Towhee in 10 Minutes
This section is a short introduction to Pipeline, an unstructured data processing framework provided by towhee. More complex examples can be found in the Towhee GitHub.
Preparation
The latest version of towhee can be installed with pip, or python -m pip if pip is not presented in your PATH:
$ pip install towhee
Create a Pipeline
This is the simplest example of Pipeline, it recieves the input and outputs the data immediately. We start with this Pipeline to illustrate the structure of a Pipeline, a Pieline should at least contain a input and a output node.
from towhee import pipe
p = pipe.input('num').output('num')
res = p(1)
print(res.to_list())
# [[1]]
# print(res.to_list(True))
# [{'num': 1}]
Nodes
Map
Usage:
map(input_schema, output_schema, fn, config=None)
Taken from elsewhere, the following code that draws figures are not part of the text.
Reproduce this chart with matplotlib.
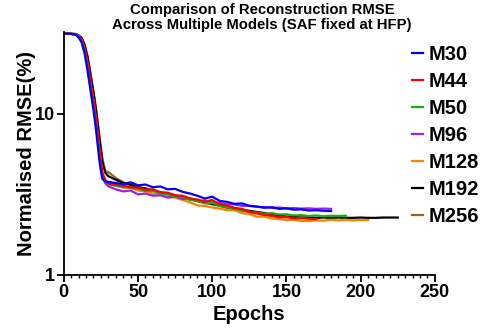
import numpy as np
import matplotlib
matplotlib.use("Agg")
import matplotlib.pyplot as plt
from matplotlib.ticker import MultipleLocator, FixedLocator, NullLocator, FixedFormatter

plt.rcParams["font.family"] = ["Liberation Sans", "DejaVu Sans"]
plt.rcParams["font.weight"] = "bold"

# epochs: dense during the drop, every 5 epochs in the tail
EPOCHS_DROP = [0, 4, 8, 10, 12, 14, 16, 18, 20, 21, 22, 23, 24, 25, 26, 28, 30]
EPOCHS_TAIL = list(range(35, 230, 5))

models = ["M30", "M44", "M50", "M96", "M128", "M192", "M256"]
colors = ["#0000ff", "#ff0000", "#13b013", "#a020f0", "#ff8000", "#000000", "#9c6424"]

drop = {
    "M30":  [31.5, 31.5, 31.0, 29.8, 27.8, 23.8, 18.5, 14.0, 10.5, 9.0, 7.5, 6.2, 5.1, 4.4, 3.95, 3.8, 3.78],
    "M44":  [31.5, 31.5, 31.2, 30.4, 28.8, 25.3, 20.5, 15.5, 12.0, 10.3, 8.7, 7.2, 6.0, 5.0, 4.3, 3.85, 3.7],
    "M50":  [31.5, 31.5, 31.2, 30.3, 28.6, 25.0, 20.2, 15.3, 11.8, 10.1, 8.5, 7.0, 5.8, 4.9, 4.2, 3.8, 3.65],
    "M96":  [31.5, 31.5, 31.2, 30.3, 28.5, 24.8, 20.0, 15.0, 11.5, 9.9, 8.3, 6.9, 5.7, 4.8, 4.1, 3.7, 3.55],
    "M128": [31.5, 31.5, 31.2, 30.4, 28.8, 25.3, 20.5, 15.5, 12.0, 10.3, 8.7, 7.2, 6.0, 5.0, 4.3, 3.9, 3.7],
    "M192": [31.5, 31.5, 31.3, 30.7, 29.6, 26.8, 22.5, 17.5, 13.5, 11.7, 10.0, 8.4, 7.0, 5.9, 5.0, 4.3, 4.1],
    "M256": [31.5, 31.5, 31.4, 30.8, 29.8, 27.0, 22.8, 17.8, 13.8, 12.0, 10.3, 8.7, 7.3, 6.2, 5.3, 4.4, 4.35],
}

tail = {
    "M30":  [3.72, 3.66, 3.76, 3.6, 3.64, 3.5, 3.54, 3.4, 3.42, 3.28, 3.2, 3.1, 2.98, 3.06, 2.88,
             2.84, 2.76, 2.78, 2.68, 2.66, 2.61, 2.63, 2.57, 2.59, 2.54, 2.55, 2.51, 2.52, 2.5, 2.49],
    "M44":  [3.62, 3.58, 3.5, 3.48, 3.38, 3.4, 3.26, 3.24, 3.12, 3.1, 2.98, 2.94, 2.84, 2.92, 2.74,
             2.7, 2.6, 2.57, 2.46, 2.43, 2.36, 2.34, 2.28, 2.29, 2.24, 2.26, 2.23, 2.22],
    "M50":  [3.58, 3.52, 3.48, 3.42, 3.32, 3.32, 3.2, 3.18, 3.06, 3.04, 2.92, 2.88, 2.78, 2.8, 2.68,
             2.64, 2.56, 2.54, 2.47, 2.44, 2.4, 2.42, 2.37, 2.38, 2.34, 2.35, 2.32, 2.34, 2.31, 2.33,
             2.32, 2.33],
    "M96":  [3.4, 3.3, 3.34, 3.16, 3.2, 3.1, 3.12, 3.02, 3.06, 2.96, 2.98, 2.88, 2.9, 2.82, 2.8,
             2.74, 2.74, 2.68, 2.69, 2.64, 2.64, 2.61, 2.62, 2.59, 2.6, 2.58, 2.59, 2.57, 2.58, 2.57],
    "M128": [3.58, 3.48, 3.46, 3.34, 3.3, 3.2, 3.18, 3.06, 3.02, 2.92, 2.82, 2.7, 2.68, 2.62, 2.58,
             2.52, 2.52, 2.42, 2.38, 2.3, 2.3, 2.24, 2.22, 2.19, 2.2, 2.16, 2.16, 2.18, 2.17, 2.2,
             2.18, 2.2, 2.18, 2.19, 2.19],
    "M192": [3.9, 3.72, 3.62, 3.5, 3.44, 3.34, 3.26, 3.18, 3.12, 3.04, 2.98, 2.88, 2.84, 2.76, 2.7,
             2.64, 2.6, 2.54, 2.5, 2.46, 2.42, 2.37, 2.34, 2.3, 2.29, 2.27, 2.28, 2.26, 2.27, 2.26,
             2.27, 2.26, 2.26, 2.27, 2.26, 2.26, 2.27, 2.27, 2.27],
    "M256": [4.0, 3.76, 3.64, 3.5, 3.44, 3.32, 3.26, 3.16, 3.1, 3.0, 2.96, 2.86, 2.8, 2.74, 2.68,
             2.6, 2.56, 2.5, 2.44, 2.4, 2.35, 2.32, 2.29, 2.28, 2.25, 2.25],
}

fig = plt.figure(figsize=(4.87, 3.36), dpi=100)
ax = fig.add_axes([0.131, 0.182, 0.762, 0.723])

handles = {}
for name, c in reversed(list(zip(models, colors))):
    vals = drop[name] + tail[name]
    ep = EPOCHS_DROP + EPOCHS_TAIL[:len(tail[name])]
    (h,) = ax.plot(ep, vals, color=c, lw=1.6, label=name)
    handles[name] = h

ax.set_yscale("log")
ax.set_xlim(0, 250)
ax.set_ylim(1, 32.3)
ax.yaxis.set_major_locator(FixedLocator([1, 10]))
ax.yaxis.set_major_formatter(FixedFormatter(["1", "10"]))
ax.yaxis.set_minor_locator(NullLocator())
ax.xaxis.set_major_locator(MultipleLocator(50))
ax.xaxis.set_minor_locator(MultipleLocator(5))

for s in ["top", "right"]:
    ax.spines[s].set_visible(False)
for s in ["left", "bottom"]:
    ax.spines[s].set_linewidth(1.3)
ax.tick_params(which="major", length=5, width=1.3, labelsize=13, pad=1.5)
ax.tick_params(which="minor", length=2.5, width=1.0)

ax.set_xlabel("Epochs", fontsize=14.5, fontweight="bold", labelpad=3)
ax.set_ylabel("Normalised RMSE(%)", fontsize=14.5, fontweight="bold", labelpad=-1)
fig.text(0.538, 0.991, "Comparison of Reconstruction RMSE\nAcross Multiple Models (SAF fixed at HFP)",
         ha="center", va="top", fontsize=10.7, fontweight="bold", linespacing=1.12)

fig.legend([handles[m] for m in models], models, loc="upper left",
           bbox_to_anchor=(0.845, 0.866), frameon=False,
           handlelength=0.55, handletextpad=0.3, labelspacing=0.4,
           borderpad=0, borderaxespad=0, prop={"weight": "bold", "size": 14.5})

fig.savefig("out.png", dpi=100)
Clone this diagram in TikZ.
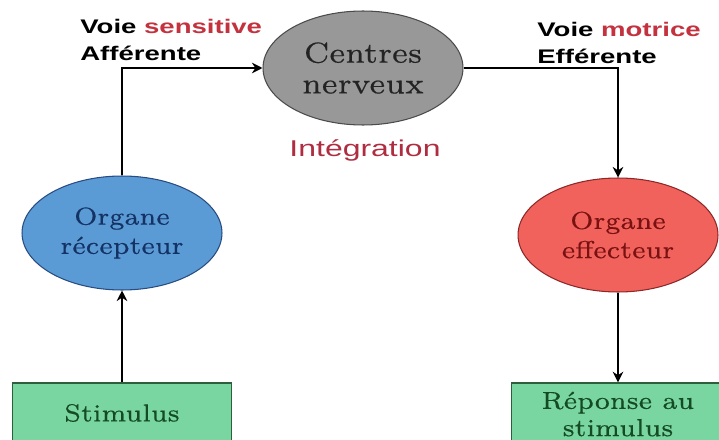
\documentclass[tikz,border=0pt]{standalone}
\usepackage{fontspec}
\usetikzlibrary{arrows.meta,shapes.geometric}
\setmainfont{lmroman7-regular.otf}[FakeStretch=1.08,FakeBold=0.4]
\newfontfamily\arialfont{Liberation Sans}[FakeStretch=1.4]
\definecolor{rougetxt}{RGB}{195,50,62}
\definecolor{rougeinteg}{RGB}{175,45,65}
\definecolor{bleufond}{RGB}{91,155,213}
\definecolor{bleubord}{RGB}{40,75,130}
\definecolor{bleutxt}{RGB}{20,50,100}
\definecolor{rougefond}{RGB}{242,98,92}
\definecolor{rougebord}{RGB}{140,40,40}
\definecolor{rougeorg}{RGB}{120,18,18}
\definecolor{grisfond}{RGB}{152,152,152}
\definecolor{grisbord}{RGB}{75,75,75}
\definecolor{gristxt}{RGB}{35,35,35}
\definecolor{vertfond}{RGB}{122,214,160}
\definecolor{vertbord}{RGB}{45,95,60}
\definecolor{verttxt}{RGB}{20,75,35}
\begin{document}
\begin{tikzpicture}[x=0.02cm,y=-0.02cm,
  organe/.style={ellipse,draw=#1,line width=0.6pt,minimum width=4cm,minimum height=2.28cm,
    align=center,font=\fontsize{14}{16.6}\selectfont,inner sep=0pt},
  boite/.style={rectangle,draw=vertbord,fill=vertfond,line width=0.8pt,text=verttxt,
    align=center,font=\fontsize{14}{15.5}\selectfont,inner sep=0pt},
  voie/.style={anchor=west,align=left,font=\arialfont\bfseries\fontsize{11.2}{15.3}\selectfont,inner sep=0pt},
  fleche/.style={line width=1.1pt,-{Stealth[length=6pt,width=6pt]}}]
\useasboundingbox (0,0) rectangle (719,439);
\clip (0,0) rectangle (719,439);
\node[organe=grisbord,fill=grisfond,text=gristxt,font=\fontsize{16.5}{17.5}\selectfont] (centres) at (363,68) {Centres\\nerveux};
\node[organe=bleubord,fill=bleufond,text=bleutxt] (recep) at (122,233) {Organe\\récepteur};
\node[organe=rougebord,fill=rougefond,text=rougeorg] (effect) at (618,235) {Organe\\effecteur};
\node[boite,minimum width=4.38cm,minimum height=1.2cm] (stim) at (122,413) {Stimulus};
\node[boite,minimum width=4.26cm,minimum height=1.24cm] (reponse) at (618,414) {Réponse au\\stimulus};
\node[voie] (sens) at (80,40) {Voie \textcolor{rougetxt}{sensitive}\\Afférente};
\node[voie] (motr) at (537,43) {Voie \textcolor{rougetxt}{motrice}\\Efférente};
\node[text=rougeinteg,font=\arialfont\fontsize{13}{15}\selectfont] (integ) at (365,150) {Intégration};
\draw[fleche] (stim) -- (recep);
\draw[fleche] (recep.north) |- (centres.west);
\draw[fleche] (centres.east) -| (effect.north);
\draw[fleche] (effect) -- (reponse);
\end{tikzpicture}
\end{document}
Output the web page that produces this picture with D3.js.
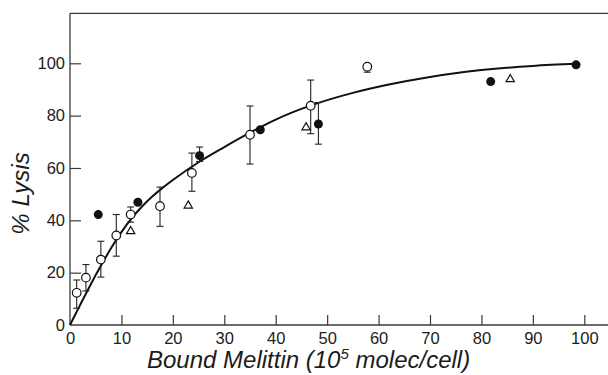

Map node get the specified data by input_schema from each element as input, apply it to a function, then specify the schema of output as output_schema.
from towhee import pipe
p = (
pipe.input('num')
.map('num', 'num', lambda x: x * 2)
.output('num')
)
res = p(1)
print(res.to_list())
# [[2]]
FlatMap
Usage:
flat_map(input_schema, output_schema, fn, config=None)
Flat Map get the specified data by input_schema from each element as input, apply it to a function, then flatten the results, and specify the schema of output as output_schema.
from towhee import pipe
p = (
pipe.input('num')
.flat_map('num', 'num', lambda x: [i * 2 for i in x])
.output('num')
)
res = p([1, 2, 3])
print(res.to_list())
# [[1], [2], [3]]
Filter
Usage:
filter(input_schema, output_schema, filter_columns, fn, config=None)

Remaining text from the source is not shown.